Asset classes can be seen as a collection of financial products with common characteristics like risk, returns, liquidity, and various other parameters. Having different assets in your portfolio allows you to take advantage of the different strengths of each class. While all assets have their pros and cons, a basic knowledge of these assets will help you understand how to invest better.
Assets put money in your pocket. The more assets you have making money for you, the richer you get. If you have an investment portfolio or intend to build one, these are 5 asset classes you should consider:
They include liquid funds, saving accounts, online wallets, hard cash, money market instruments and certificates of deposit (CDs). Cash provides a safe haven for funds when markets are rocky or looking overvalued. It offers liquidity and most cash deals offer higher returns(Peer to peer lending). They are an important part of an investment portfolio because their high liquidity makes it easy for you to readily seize opportunities. Unlike stocks and other assets, cash equivalents must have a determined market price that doesn’t fluctuate. The downside of cash and its equivalents is, interest from banks doesn’t keep up with inflation.
Stocks are a collection of shares (units of ownership of a company). The company divides its capital into equal parts, which it can then sell as shares. Owning stocks in different companies can help you build your portfolio, protect your money from inflation, and maximize income from your investments if you consider a long-term perspective.

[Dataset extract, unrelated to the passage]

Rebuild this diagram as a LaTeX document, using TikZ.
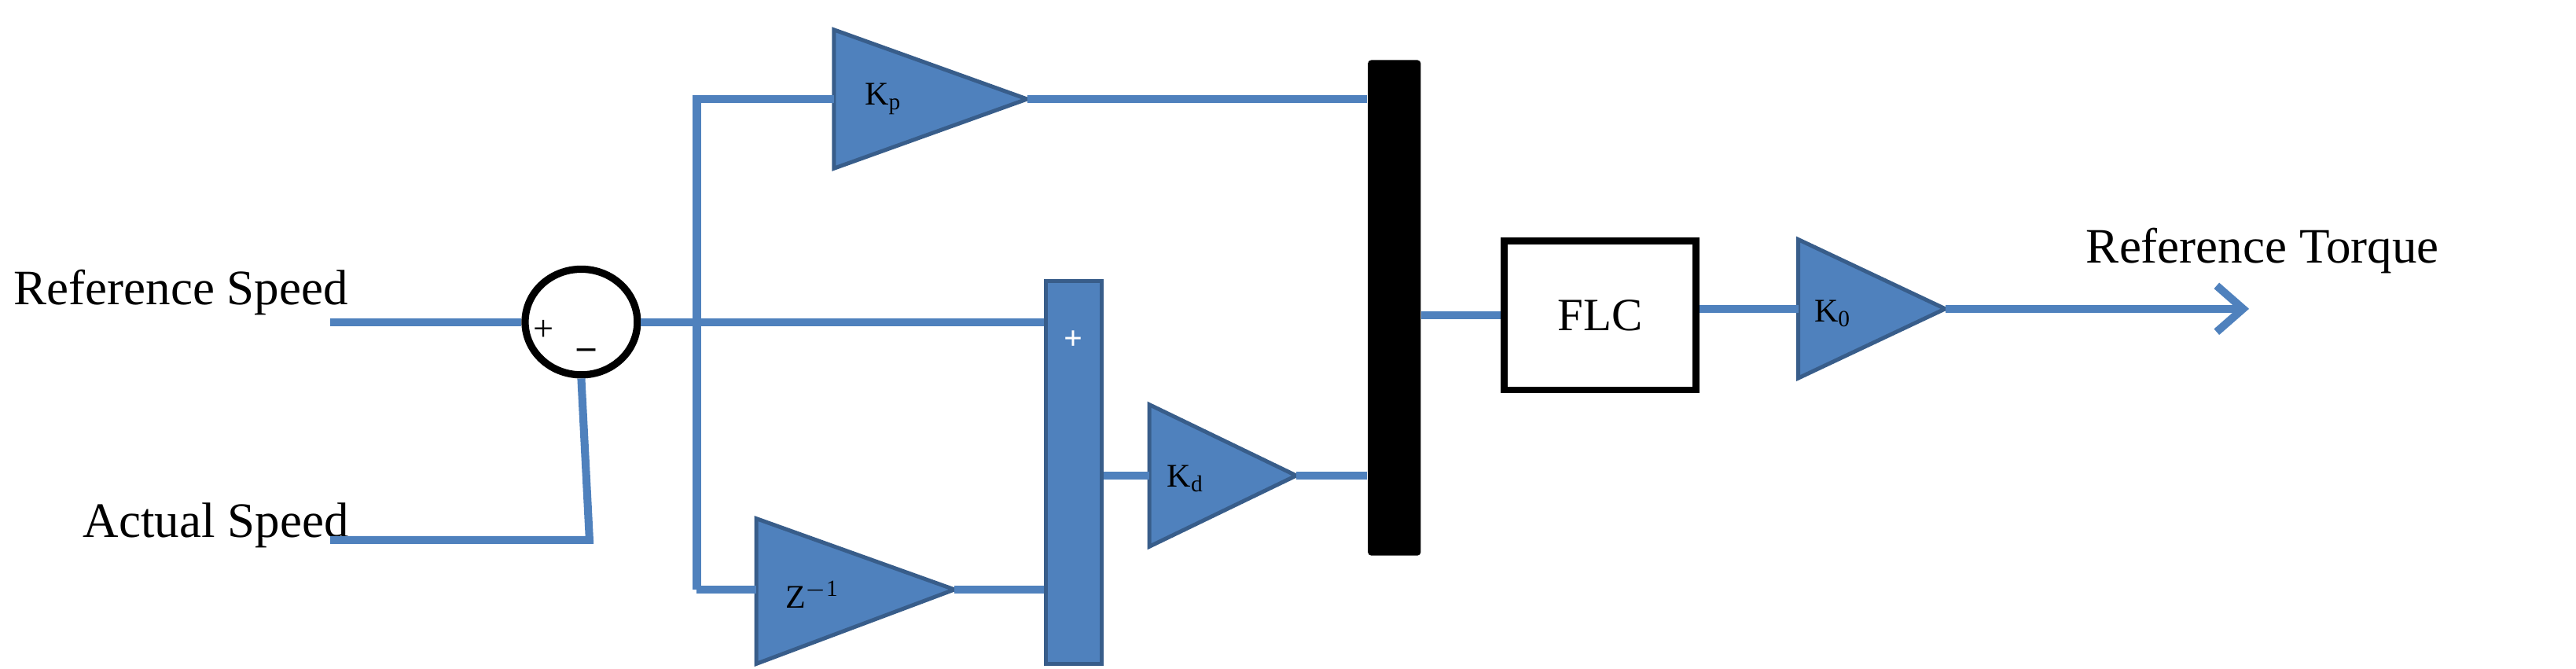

The downside just like any investment is it comes with risks. The stock market is volatile and best suited to long-term investing.
Bonds are a debt instrument or an IOU. They contribute an element of stability to any diversified portfolio. Bonds are a safe and conservative investment that offers relatively low volatility, high liquidity and a measure of legal protection. When you invest in bonds, you lend money to the bond issuer (corporations, local/ federal Governments). You lend them the money for a specified period of time known as the bond term. They in turn pay you interest at a specified interest rate. The downside is a lower rate of return.
4. Real estate
Real estate is the most common type of tangible assets that people own. It offers passive income and long-term wealth. You can create regular income and cash flow, protect against inflation and build equity for the future with real estate investment opportunities(REIT’s – Real Estate Investment Trusts, rental properties – residential, commercial, industrial, retail e.t.c). The major drawback is it requires a lot of upfront capital and you lose liquidity.
Commodities offer an inflation hedge unmatched by other asset classes and the prospect of improved risk-adjusted returns. It benefits investors during economic uncertainties. They are riskier forms of investments with opportunities to make huge profits. Another downside of commodities is that they are susceptible to weather and regulatory risks. Commodities can be divided into four sectors;
- Agriculture – livestock, wheat, corn
- Energy – natural gas, coal, crude oil
- Industrial metals – Steel
- Precious metals – Gold, Silver
Your portfolio is considered balanced when it includes investments spread across various assets. Diversifying your portfolio is ideal because it helps to reduce risk while maximizing returns. Assets all have their advantages and disadvantages. Consider your risk tolerance and financial goals before opting for any investment option.